When it became clear that the chemical was acting on the ribosome, Spiros Liras, vice president of medicinal chemistry at Pfizer, approached Cate and Jennifer Doudna, both leaders in the field of ribosome function and translation, to establish a collaboration through UC Berkeley's California Institute for Quantitative Bioscience (QB3) to further investigate the questions of selectivity and mechanism of action. Cate is also director of UC Berkeley's Center for RNA Systems Biology, while Doudna is a professor of molecular and cell biology and of chemistry, a Howard Hughes Medical Institute investigator and executive director of the Innovative Genomics Institute.
"Pfizer brought a significant depth of knowledge and resources to the collaboration, including fundamental cell biology, disease-relevant expertise, chemical biology and medicinal chemistry,"said Liras. "We aimed at building a strong cross-institutional collaboration which would complement our strengths in drug discovery with UC Berkeley's strengths in ribosome biochemistry and structural biology."
In the PLOS Biology paper, Cate, Robert Dullea at Pfizer and their teams at UC Berkeley and Pfizer describe how the drug interacts with the ribosome to halt protein production.
According to Cate, the ribosome assembles amino acids into a chain inside a tunnel that holds about 30 to 40 amino acids before the end begins to poke out of the tunnel. The chemical studied appears to bind to specific amino acid sequences of the growing protein within that tunnel in the ribosome and make them kink enough to stop progress down the tunnel, halting protein synthesis.
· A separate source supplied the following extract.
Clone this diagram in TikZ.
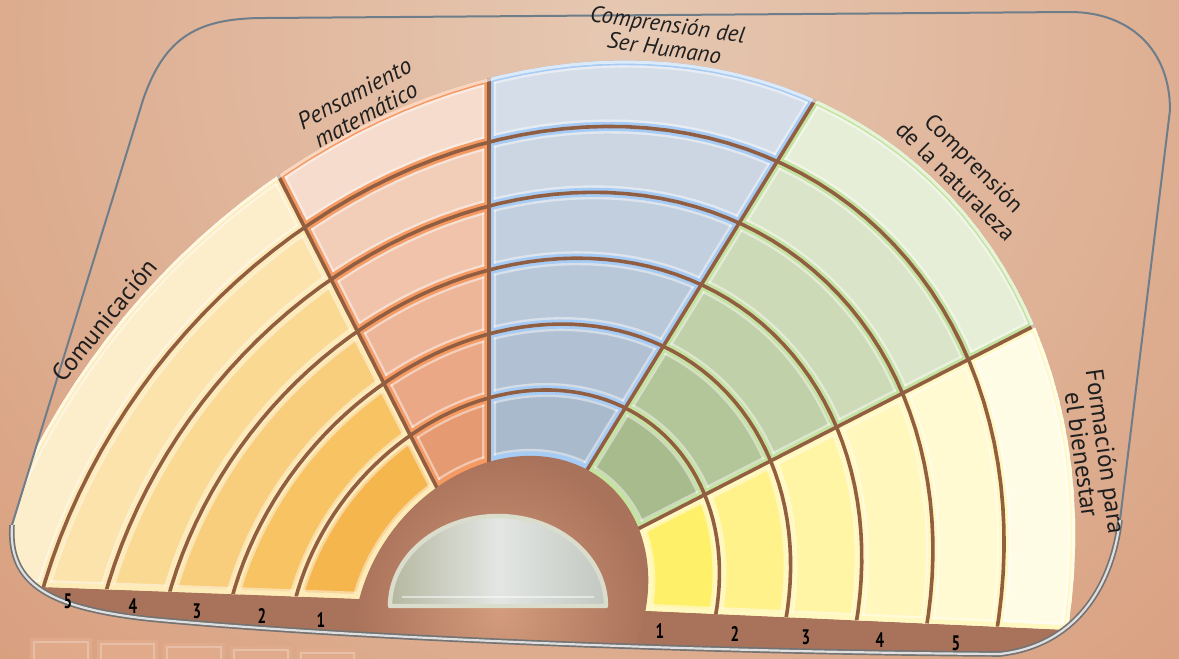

"We found that the proteins that are stalled are too short to stick outside the ribosome," Cate said. "So we think the compound is actually trapping this snake-like chain, the starting part of the protein, in the tunnel -- not completely blocking the tunnel, but just partially blocking it, in a way that prevents this particular protein from making its way out."
While it's still unclear what the two dozen proteins affected have in common that makes them susceptible to stalling by the small molecule, Cate sees these findings as clear evidence that ribosomal stalling can occur very specifically, something most researchers thought unlikely.
"We think that we now have enough understanding of the mechanism that we have our foot in the door to explore the relevance of this biology more broadly," said Cate.